My job with Dan’s cleverly named business, Recreational Distribution Systems, Inc.* lasted two high school summers, though I returned one day in August 1972 when he was short of drivers. During college breaks, I worked around the coal mines with my brother, dad, uncles, and cousins. Four years later, I graduated with a degree in Economics. I goofed off for 18 months then joined Seattle Trust & Savings Bank for one year as a management trainee, before more loafing, travel, and adventures.

Returning to Palmer Coking Coal Company at age 25, I climbed the thin ranks and became manager––my job for the next 44 years of life. If it hadn’t been for Dan Silvestri and his encouragement, I would have been neither the investor nor the company leader I became.
Dan died suddenly on the last day of June 2018, at age 73. At the Celebration of Life, his brother and business partner, Lanny brought one of their classic Cushman scooters, perhaps the same one I used to drive. I hopped into the seat and Jennifer snapped a photo. My son, Oliver added flavorful colors for the banner photo.

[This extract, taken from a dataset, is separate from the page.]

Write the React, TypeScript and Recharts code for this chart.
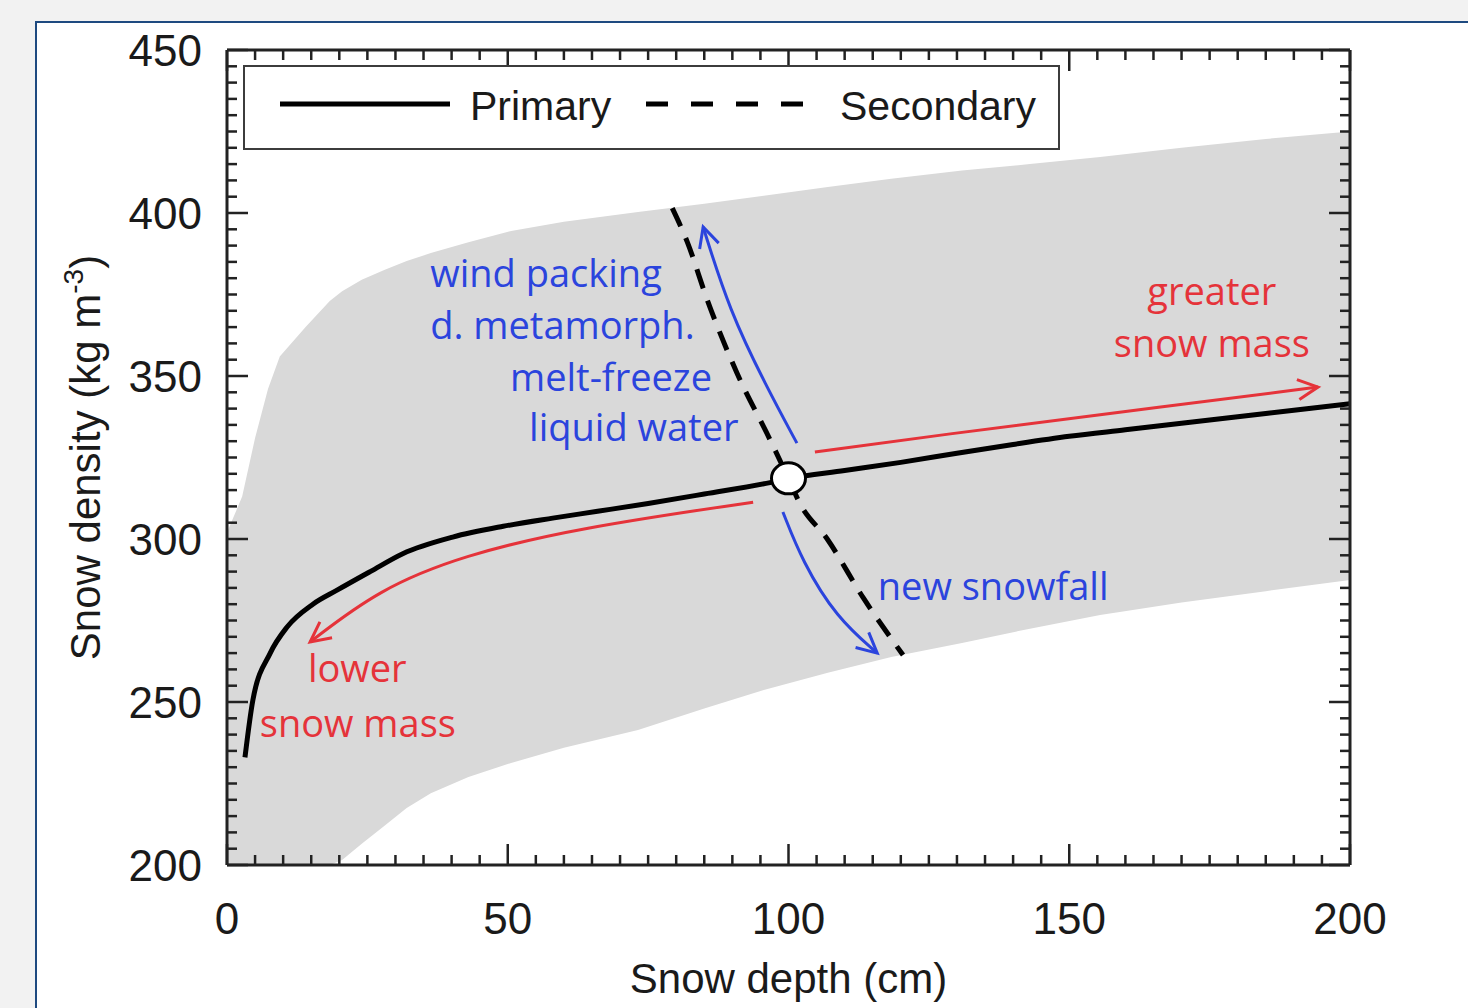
import React from 'react';
import { ComposedChart, Area, Line, Scatter, XAxis, YAxis, Legend } from 'recharts';

const W = 1468;
const H = 1008;

const AXIS = '#222222';
const BAND = '#d9d9d9';
const BLUE = '#2b44dd';
const RED = '#e5333a';
const SANS = '"Liberation Sans", Arial, Helvetica, sans-serif';
const NOTE_FONT = '"Open Sans", "Noto Sans", sans-serif';

// primary (solid) curve
const primaryDepth = [3.2, 4.6, 7.7, 10.7, 15.3, 19.6, 25.5, 31.3, 40.2, 49.2, 58, 66, 75, 85, 96.7, 100, 110, 120, 130, 140, 150, 160, 170, 180, 190, 200];
const primaryDensity = [233, 250.5, 265, 273, 280, 284.3, 290, 295.5, 300.6, 303.9, 306.4, 308.5, 310.9, 313.8, 317.3, 318.5, 321, 323.5, 326.3, 329, 331.5, 333.5, 335.5, 337.5, 339.5, 341.5];

// secondary (dashed) curve
const secondaryDepth = [79.3, 82, 85.5, 90.8, 96.7, 100, 102, 106.9, 113.3, 120.4];
const secondaryDensity = [401.5, 391, 373.5, 351, 330.5, 318.5, 311, 300, 282, 264.4];

// grey envelope
const bandDepth = [0, 2.7, 5, 7.3, 9.4, 14, 18.3, 20.5, 24, 28, 32, 36.3, 43, 50.6, 60, 73.2, 85, 95.6, 107, 118.3, 130.9, 143, 155.5, 170, 185, 200];
const bandLow = [200, 200, 200, 200, 200, 200, 200, 201.5, 206.5, 212, 217.5, 222, 227, 231.3, 236, 241.4, 248, 253.7, 259, 263.8, 268.1, 272.5, 276.7, 280.5, 284, 287.4];
const bandHigh = [302, 313, 331, 346, 356, 365, 373, 376, 379.5, 382.5, 385.3, 387.7, 391, 394.5, 397.3, 400.3, 402.8, 405.3, 408, 410.5, 413, 415, 417.2, 420, 422.7, 425];

// annotation arrows (start -> tip)
const upArrowDepth = [101.5, 96, 89.5, 84.8];
const upArrowDensity = [329.4, 347, 370, 395.7];
const downArrowDepth = [99, 102.5, 108.5, 115.8];
const downArrowDensity = [308.3, 293, 276, 265];
const rightArrowDepth = [104.7, 128.8, 153, 194.3];
const rightArrowDensity = [326.7, 332.3, 337.6, 346.6];
const leftArrowDepth = [93.7, 62.9, 42, 27, 14.8];
const leftArrowDensity = [311.3, 303.5, 295, 284.5, 268.4];

const crossing = [{ x: 100, y: 318.6 }];

const blueNotes = [
  { x: 36.2, y: 377.3, text: 'wind packing' },
  { x: 36.2, y: 361.3, text: 'd. metamorph.' },
  { x: 50.4, y: 345.4, text: 'melt-freeze' },
  { x: 53.8, y: 330.1, text: 'liquid water' },
  { x: 115.9, y: 281.3, text: 'new snowfall' },
];
const redNotes = [
  { x: 175.4, y: 371.8, text: 'greater' },
  { x: 175.4, y: 355.8, text: 'snow mass' },
  { x: 23.2, y: 256.1, text: 'lower' },
  { x: 23.3, y: 239.3, text: 'snow mass' },
];

const xMajor = [0, 50, 100, 150, 200];
const yMajor = [200, 250, 300, 350, 400, 450];
const xTicks = Array.from({ length: 41 }, (_, i) => i * 5);
const yTicks = Array.from({ length: 51 }, (_, i) => 200 + i * 5);

const zip = (xs: number[], ys: number[]) => xs.map((x, i) => ({ x, y: ys[i] }));

const primaryData = zip(primaryDepth, primaryDensity);
const secondaryData = zip(secondaryDepth, secondaryDensity);
const bandData = bandDepth.map((x, i) => ({ x, band: [bandLow[i], bandHigh[i]] }));
const upArrow = zip(upArrowDepth, upArrowDensity);
const downArrow = zip(downArrowDepth, downArrowDensity);
const rightArrow = zip(rightArrowDepth, rightArrowDensity);
const leftArrow = zip(leftArrowDepth, leftArrowDensity);

const MAJOR = 21;
const MINOR = 10;

const BottomTick = ({ x, y, payload }: any) => {
  const major = xMajor.includes(payload.value);
  return (
    <g>
      <line x1={x} y1={y} x2={x} y2={y - (major ? MAJOR : MINOR)} stroke={AXIS} strokeWidth={2.5} />
      {major && (
        <text x={x} y={y + 69} textAnchor="middle" fontSize={44} fontFamily={SANS} fill="#1a1a1a">
          {payload.value}
        </text>
      )}
    </g>
  );
};

const TopTick = ({ x, y, payload }: any) => {
  const major = xMajor.includes(payload.value);
  return <line x1={x} y1={y} x2={x} y2={y + (major ? MAJOR : MINOR)} stroke={AXIS} strokeWidth={2.5} />;
};

const LeftTick = ({ x, y, payload }: any) => {
  const major = yMajor.includes(payload.value);
  return (
    <g>
      <line x1={x} y1={y} x2={x + (major ? MAJOR : MINOR)} y2={y} stroke={AXIS} strokeWidth={2.5} />
      {major && (
        <text x={x - 25} y={y + 16} textAnchor="end" fontSize={44} fontFamily={SANS} fill="#1a1a1a">
          {payload.value}
        </text>
      )}
    </g>
  );
};

const RightTick = ({ x, y, payload }: any) => {
  const major = yMajor.includes(payload.value);
  return <line x1={x} y1={y} x2={x - (major ? MAJOR : MINOR)} y2={y} stroke={AXIS} strokeWidth={2.5} />;
};

const XTitle = ({ viewBox }: any) => (
  <text
    x={viewBox.x + viewBox.width / 2}
    y={viewBox.y + 128}
    textAnchor="middle"
    fontSize={42}
    fontFamily={SANS}
    fill="#1a1a1a"
  >
    Snow depth (cm)
  </text>
);

const YTitle = ({ viewBox }: any) => {
  const cx = viewBox.x + 100;
  const cy = viewBox.y + viewBox.height / 2;
  return (
    <text
      x={cx}
      y={cy}
      transform={`rotate(-90 ${cx} ${cy})`}
      textAnchor="middle"
      fontSize={42}
      fontFamily={SANS}
      fill="#1a1a1a"
    >
      Snow density (kg m
      <tspan dy={-17} fontSize={28}>-3</tspan>
      <tspan dy={17}>)</tspan>
    </text>
  );
};

const LegendBox = ({ payload }: any) => {
  const items = (payload || []).filter((e: any) => e.value === 'Primary' || e.value === 'Secondary');
  return (
    <div
      style={{
        boxSizing: 'border-box',
        width: 817,
        height: 85,
        border: '2px solid #3c3c3c',
        background: '#ffffff',
        position: 'relative',
      }}
    >
      <svg width={813} height={81} style={{ position: 'absolute', left: 0, top: 0 }}>
        {items.map((entry: any, i: number) => {
          const x0 = i === 0 ? 35 : 401;
          const len = i === 0 ? 170 : 174;
          return (
            <g key={entry.value}>
              <line
                x1={x0}
                x2={x0 + len}
                y1={37}
                y2={37}
                stroke="#000"
                strokeWidth={5}
                strokeDasharray={entry.value === 'Secondary' ? '22 23' : undefined}
              />
              <text x={x0 + len + 20} y={53} fontSize={41} fontFamily={SANS} fill="#1a1a1a">
                {entry.value}
              </text>
            </g>
          );
        })}
      </svg>
    </div>
  );
};

const NoteStart = (color: string) => (p: any) => (
  <text x={p.cx} y={p.cy} textAnchor="start" fontSize={38} fontFamily={NOTE_FONT} fill={color}>
    {p.payload.text}
  </text>
);
const NoteMiddle = (color: string) => (p: any) => (
  <text x={p.cx} y={p.cy} textAnchor="middle" fontSize={38} fontFamily={NOTE_FONT} fill={color}>
    {p.payload.text}
  </text>
);

const Crossing = (p: any) => (
  <ellipse cx={p.cx} cy={p.cy} rx={17} ry={15.5} fill="#ffffff" stroke="#000" strokeWidth={3} />
);

export default function App() {
  return (
    <div style={{ position: 'absolute', left: 0, top: 0, width: W, height: H, overflow: 'hidden', background: '#f2f2f2' }}>
      <div
        style={{
          position: 'absolute',
          left: 35,
          top: 21,
          width: 1500,
          height: 985,
          border: '2px solid #1e4a80',
          background: '#ffffff',
        }}
      />
      <div style={{ position: 'absolute', left: 0, top: 0 }}>
        <ComposedChart width={W} height={H} margin={{ top: 0, right: 0, bottom: 0, left: 0 }}>
          <defs>
            <marker id="headBlue" markerUnits="userSpaceOnUse" markerWidth={30} markerHeight={30} viewBox="0 0 30 30" refX={26} refY={15} orient="auto">
              <path d="M6,5 L26,15 L6,25" fill="none" stroke={BLUE} strokeWidth={3} />
            </marker>
            <marker id="headRed" markerUnits="userSpaceOnUse" markerWidth={30} markerHeight={30} viewBox="0 0 30 30" refX={26} refY={15} orient="auto">
              <path d="M6,5 L26,15 L6,25" fill="none" stroke={RED} strokeWidth={3} />
            </marker>
          </defs>

          <Area
            data={bandData}
            dataKey="band"
            type="linear"
            stroke="none"
            fill={BAND}
            fillOpacity={1}
            isAnimationActive={false}
            legendType="none"
            activeDot={false}
          />
          <Line
            data={leftArrow}
            dataKey="y"
            type="basis"
            stroke={RED}
            strokeWidth={3}
            dot={false}
            activeDot={false}
            markerEnd="url(#headRed)"
            isAnimationActive={false}
            legendType="none"
          />
          <Line
            data={rightArrow}
            dataKey="y"
            type="basis"
            stroke={RED}
            strokeWidth={3}
            dot={false}
            activeDot={false}
            markerEnd="url(#headRed)"
            isAnimationActive={false}
            legendType="none"
          />
          <Line
            data={upArrow}
            dataKey="y"
            type="basis"
            stroke={BLUE}
            strokeWidth={3}
            dot={false}
            activeDot={false}
            markerEnd="url(#headBlue)"
            isAnimationActive={false}
            legendType="none"
          />
          <Line
            data={downArrow}
            dataKey="y"
            type="basis"
            stroke={BLUE}
            strokeWidth={3}
            dot={false}
            activeDot={false}
            markerEnd="url(#headBlue)"
            isAnimationActive={false}
            legendType="none"
          />
          <Line
            name="Primary"
            data={primaryData}
            dataKey="y"
            type="monotone"
            stroke="#000"
            strokeWidth={5}
            dot={false}
            activeDot={false}
            isAnimationActive={false}
          />
          <Line
            name="Secondary"
            data={secondaryData}
            dataKey="y"
            type="monotone"
            stroke="#000"
            strokeWidth={5}
            strokeDasharray="20 13"
            dot={false}
            activeDot={false}
            isAnimationActive={false}
          />
          <Scatter data={crossing} dataKey="y" shape={Crossing} isAnimationActive={false} legendType="none" />
          <Scatter data={blueNotes} dataKey="y" shape={NoteStart(BLUE)} isAnimationActive={false} legendType="none" />
          <Scatter data={redNotes} dataKey="y" shape={NoteMiddle(RED)} isAnimationActive={false} legendType="none" />

          <XAxis
            dataKey="x"
            type="number"
            domain={[0, 200]}
            allowDataOverflow
            ticks={xTicks}
            interval={0}
            height={143}
            tickSize={0}
            tickMargin={0}
            tickLine={false}
            tick={<BottomTick />}
            axisLine={{ stroke: AXIS, strokeWidth: 3 }}
            label={{ content: (p: any) => <XTitle viewBox={p.viewBox} /> }}
          />
          <XAxis
            xAxisId="top"
            orientation="top"
            dataKey="x"
            type="number"
            domain={[0, 200]}
            allowDataOverflow
            ticks={xTicks}
            interval={0}
            height={50}
            tickSize={0}
            tickMargin={0}
            tickLine={false}
            tick={<TopTick />}
            axisLine={{ stroke: AXIS, strokeWidth: 3 }}
          />
          <YAxis
            type="number"
            domain={[200, 450]}
            allowDataOverflow
            ticks={yTicks}
            interval={0}
            width={227}
            tickSize={0}
            tickMargin={0}
            tickLine={false}
            tick={<LeftTick />}
            axisLine={{ stroke: AXIS, strokeWidth: 3 }}
            label={{ content: (p: any) => <YTitle viewBox={p.viewBox} /> }}
          />
          <YAxis
            yAxisId="right"
            orientation="right"
            type="number"
            domain={[200, 450]}
            allowDataOverflow
            ticks={yTicks}
            interval={0}
            width={118}
            tickSize={0}
            tickMargin={0}
            tickLine={false}
            tick={<RightTick />}
            axisLine={{ stroke: AXIS, strokeWidth: 3 }}
          />
          <Legend
            layout="horizontal"
            verticalAlign="middle"
            align="center"
            content={<LegendBox />}
            wrapperStyle={{ left: 243, top: 65, width: 817, height: 85 }}
          />
        </ComposedChart>
      </div>
    </div>
  );
}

But this story isn’t about Cushman scooters or colorful rainbow confectionaries or long days on the road. It’s about the debt of gratitude I owe to that cousin and late boss. So this song of thankfulness is for Dan— in appreciation of the time he invested in me. My gratitude is just as strong today as it was five decades prior . . . during those summers selling Popsicles.
* later Frosty Wholesale
7 replies on “Summers Selling Popsicles”
Loved this Billie!
Thank you kindly. It was a time I remember with some fondness.
Bill,
Thanks so much for this wonderful tribute to Dan.
My father Bob Nichols and myself manufacture Nichols Electronics music boxes.
We dealt with Dan for many years, he was always the consummate, very pleasant to deal with, and always willing to help new comers with product or advice.
Mark Nichols
Mark – And thank you for your remembrance. Yes, Dan was quite the business man. I was happy to know him as both a cousin, boss, and friend.